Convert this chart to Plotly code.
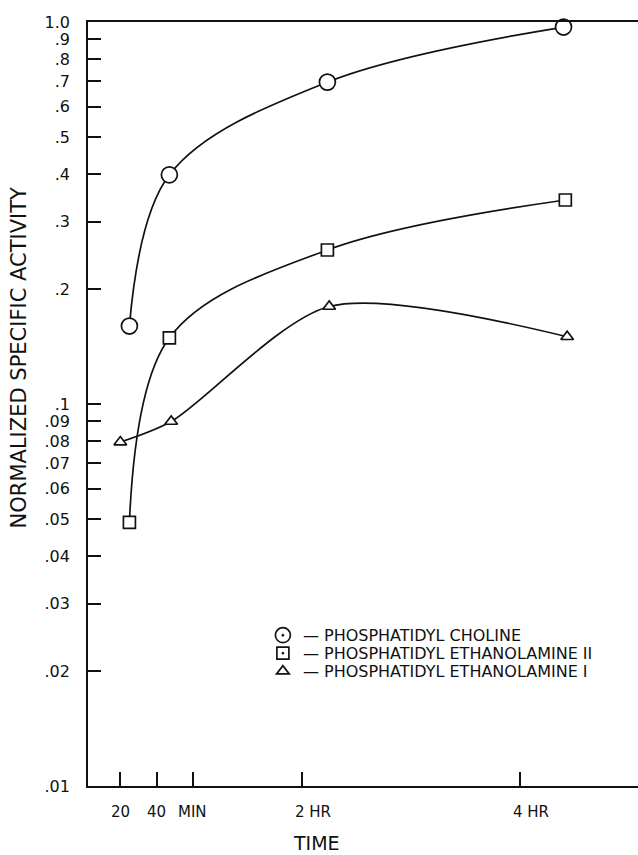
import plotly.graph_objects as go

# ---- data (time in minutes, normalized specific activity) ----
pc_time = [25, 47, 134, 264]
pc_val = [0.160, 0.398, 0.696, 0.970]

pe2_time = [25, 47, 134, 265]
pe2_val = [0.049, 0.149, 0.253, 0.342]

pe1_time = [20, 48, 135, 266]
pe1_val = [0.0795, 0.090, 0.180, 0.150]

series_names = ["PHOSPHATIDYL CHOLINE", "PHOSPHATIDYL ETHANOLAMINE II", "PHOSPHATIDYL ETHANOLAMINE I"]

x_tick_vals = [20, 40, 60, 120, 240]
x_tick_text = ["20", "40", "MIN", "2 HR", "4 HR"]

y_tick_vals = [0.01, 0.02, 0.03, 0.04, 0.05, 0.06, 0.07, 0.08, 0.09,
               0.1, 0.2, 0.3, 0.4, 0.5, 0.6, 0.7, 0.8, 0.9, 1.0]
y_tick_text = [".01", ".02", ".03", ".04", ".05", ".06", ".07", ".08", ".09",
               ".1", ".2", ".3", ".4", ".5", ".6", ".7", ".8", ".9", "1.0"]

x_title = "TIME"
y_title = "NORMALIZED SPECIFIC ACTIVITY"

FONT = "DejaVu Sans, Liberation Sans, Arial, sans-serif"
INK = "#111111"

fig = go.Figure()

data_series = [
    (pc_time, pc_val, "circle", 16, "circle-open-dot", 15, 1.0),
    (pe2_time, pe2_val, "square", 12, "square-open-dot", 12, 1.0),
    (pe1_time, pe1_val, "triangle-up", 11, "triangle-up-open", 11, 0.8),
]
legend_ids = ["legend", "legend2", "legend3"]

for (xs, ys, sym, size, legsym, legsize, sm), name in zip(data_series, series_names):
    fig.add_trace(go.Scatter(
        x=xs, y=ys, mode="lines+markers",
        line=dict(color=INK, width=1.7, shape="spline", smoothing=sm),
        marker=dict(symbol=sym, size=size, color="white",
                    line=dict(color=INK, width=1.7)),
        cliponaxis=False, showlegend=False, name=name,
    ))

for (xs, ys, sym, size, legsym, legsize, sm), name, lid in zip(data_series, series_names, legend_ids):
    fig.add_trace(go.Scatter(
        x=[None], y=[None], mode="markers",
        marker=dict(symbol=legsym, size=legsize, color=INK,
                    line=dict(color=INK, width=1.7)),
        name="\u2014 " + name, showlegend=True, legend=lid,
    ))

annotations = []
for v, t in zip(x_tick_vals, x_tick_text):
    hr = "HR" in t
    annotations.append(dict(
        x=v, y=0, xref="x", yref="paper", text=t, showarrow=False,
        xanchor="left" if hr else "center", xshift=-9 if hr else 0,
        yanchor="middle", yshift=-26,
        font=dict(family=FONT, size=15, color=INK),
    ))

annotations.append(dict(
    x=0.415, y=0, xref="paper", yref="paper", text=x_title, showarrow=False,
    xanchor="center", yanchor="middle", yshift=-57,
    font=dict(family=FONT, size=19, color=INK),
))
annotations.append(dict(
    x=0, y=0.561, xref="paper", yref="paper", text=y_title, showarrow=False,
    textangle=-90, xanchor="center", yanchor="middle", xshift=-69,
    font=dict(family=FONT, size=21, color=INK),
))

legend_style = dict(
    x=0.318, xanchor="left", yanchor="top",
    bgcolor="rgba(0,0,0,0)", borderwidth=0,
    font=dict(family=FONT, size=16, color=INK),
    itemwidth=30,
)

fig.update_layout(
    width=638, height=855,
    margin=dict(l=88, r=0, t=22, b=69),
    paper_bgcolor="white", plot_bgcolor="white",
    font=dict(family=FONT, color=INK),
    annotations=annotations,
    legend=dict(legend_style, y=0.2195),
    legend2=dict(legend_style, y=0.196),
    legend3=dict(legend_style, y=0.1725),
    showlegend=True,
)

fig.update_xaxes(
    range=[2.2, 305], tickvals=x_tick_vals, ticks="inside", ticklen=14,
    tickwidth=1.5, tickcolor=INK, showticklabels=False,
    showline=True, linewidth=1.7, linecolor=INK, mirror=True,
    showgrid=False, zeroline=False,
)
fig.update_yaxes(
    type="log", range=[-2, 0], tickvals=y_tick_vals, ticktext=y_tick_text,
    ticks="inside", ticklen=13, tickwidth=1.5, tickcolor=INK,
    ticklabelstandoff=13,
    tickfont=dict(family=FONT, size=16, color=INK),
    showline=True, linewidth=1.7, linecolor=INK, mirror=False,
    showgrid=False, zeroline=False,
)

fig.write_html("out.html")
****************************************
(Exercise) Leave out the pictures and print every line of the data exactly.

(Reply to the exercise)
Convert this chart to Plotly code.
import plotly.graph_objects as go

# ---- data (time in minutes, normalized specific activity) ----
pc_time = [25, 47, 134, 264]
pc_val = [0.160, 0.398, 0.696, 0.970]

pe2_time = [25, 47, 134, 265]
pe2_val = [0.049, 0.149, 0.253, 0.342]

pe1_time = [20, 48, 135, 266]
pe1_val = [0.0795, 0.090, 0.180, 0.150]

series_names = ["PHOSPHATIDYL CHOLINE", "PHOSPHATIDYL ETHANOLAMINE II", "PHOSPHATIDYL ETHANOLAMINE I"]

x_tick_vals = [20, 40, 60, 120, 240]
x_tick_text = ["20", "40", "MIN", "2 HR", "4 HR"]

y_tick_vals = [0.01, 0.02, 0.03, 0.04, 0.05, 0.06, 0.07, 0.08, 0.09,
               0.1, 0.2, 0.3, 0.4, 0.5, 0.6, 0.7, 0.8, 0.9, 1.0]
y_tick_text = [".01", ".02", ".03", ".04", ".05", ".06", ".07", ".08", ".09",
               ".1", ".2", ".3", ".4", ".5", ".6", ".7", ".8", ".9", "1.0"]

x_title = "TIME"
y_title = "NORMALIZED SPECIFIC ACTIVITY"

FONT = "DejaVu Sans, Liberation Sans, Arial, sans-serif"
INK = "#111111"

fig = go.Figure()

data_series = [
    (pc_time, pc_val, "circle", 16, "circle-open-dot", 15, 1.0),
    (pe2_time, pe2_val, "square", 12, "square-open-dot", 12, 1.0),
    (pe1_time, pe1_val, "triangle-up", 11, "triangle-up-open", 11, 0.8),
]
legend_ids = ["legend", "legend2", "legend3"]

for (xs, ys, sym, size, legsym, legsize, sm), name in zip(data_series, series_names):
    fig.add_trace(go.Scatter(
        x=xs, y=ys, mode="lines+markers",
        line=dict(color=INK, width=1.7, shape="spline", smoothing=sm),
        marker=dict(symbol=sym, size=size, color="white",
                    line=dict(color=INK, width=1.7)),
        cliponaxis=False, showlegend=False, name=name,
    ))

for (xs, ys, sym, size, legsym, legsize, sm), name, lid in zip(data_series, series_names, legend_ids):
    fig.add_trace(go.Scatter(
        x=[None], y=[None], mode="markers",
        marker=dict(symbol=legsym, size=legsize, color=INK,
                    line=dict(color=INK, width=1.7)),
        name="\u2014 " + name, showlegend=True, legend=lid,
    ))

annotations = []
for v, t in zip(x_tick_vals, x_tick_text):
    hr = "HR" in t
    annotations.append(dict(
        x=v, y=0, xref="x", yref="paper", text=t, showarrow=False,
        xanchor="left" if hr else "center", xshift=-9 if hr else 0,
        yanchor="middle", yshift=-26,
        font=dict(family=FONT, size=15, color=INK),
    ))

annotations.append(dict(
    x=0.415, y=0, xref="paper", yref="paper", text=x_title, showarrow=False,
    xanchor="center", yanchor="middle", yshift=-57,
    font=dict(family=FONT, size=19, color=INK),
))
annotations.append(dict(
    x=0, y=0.561, xref="paper", yref="paper", text=y_title, showarrow=False,
    textangle=-90, xanchor="center", yanchor="middle", xshift=-69,
    font=dict(family=FONT, size=21, color=INK),
))

legend_style = dict(
    x=0.318, xanchor="left", yanchor="top",
    bgcolor="rgba(0,0,0,0)", borderwidth=0,
    font=dict(family=FONT, size=16, color=INK),
    itemwidth=30,
)

fig.update_layout(
    width=638, height=855,
    margin=dict(l=88, r=0, t=22, b=69),
    paper_bgcolor="white", plot_bgcolor="white",
    font=dict(family=FONT, color=INK),
    annotations=annotations,
    legend=dict(legend_style, y=0.2195),
    legend2=dict(legend_style, y=0.196),
    legend3=dict(legend_style, y=0.1725),
    showlegend=True,
)

fig.update_xaxes(
    range=[2.2, 305], tickvals=x_tick_vals, ticks="inside", ticklen=14,
    tickwidth=1.5, tickcolor=INK, showticklabels=False,
    showline=True, linewidth=1.7, linecolor=INK, mirror=True,
    showgrid=False, zeroline=False,
)
fig.update_yaxes(
    type="log", range=[-2, 0], tickvals=y_tick_vals, ticktext=y_tick_text,
    ticks="inside", ticklen=13, tickwidth=1.5, tickcolor=INK,
    ticklabelstandoff=13,
    tickfont=dict(family=FONT, size=16, color=INK),
    showline=True, linewidth=1.7, linecolor=INK, mirror=False,
    showgrid=False, zeroline=False,
)

fig.write_html("out.html")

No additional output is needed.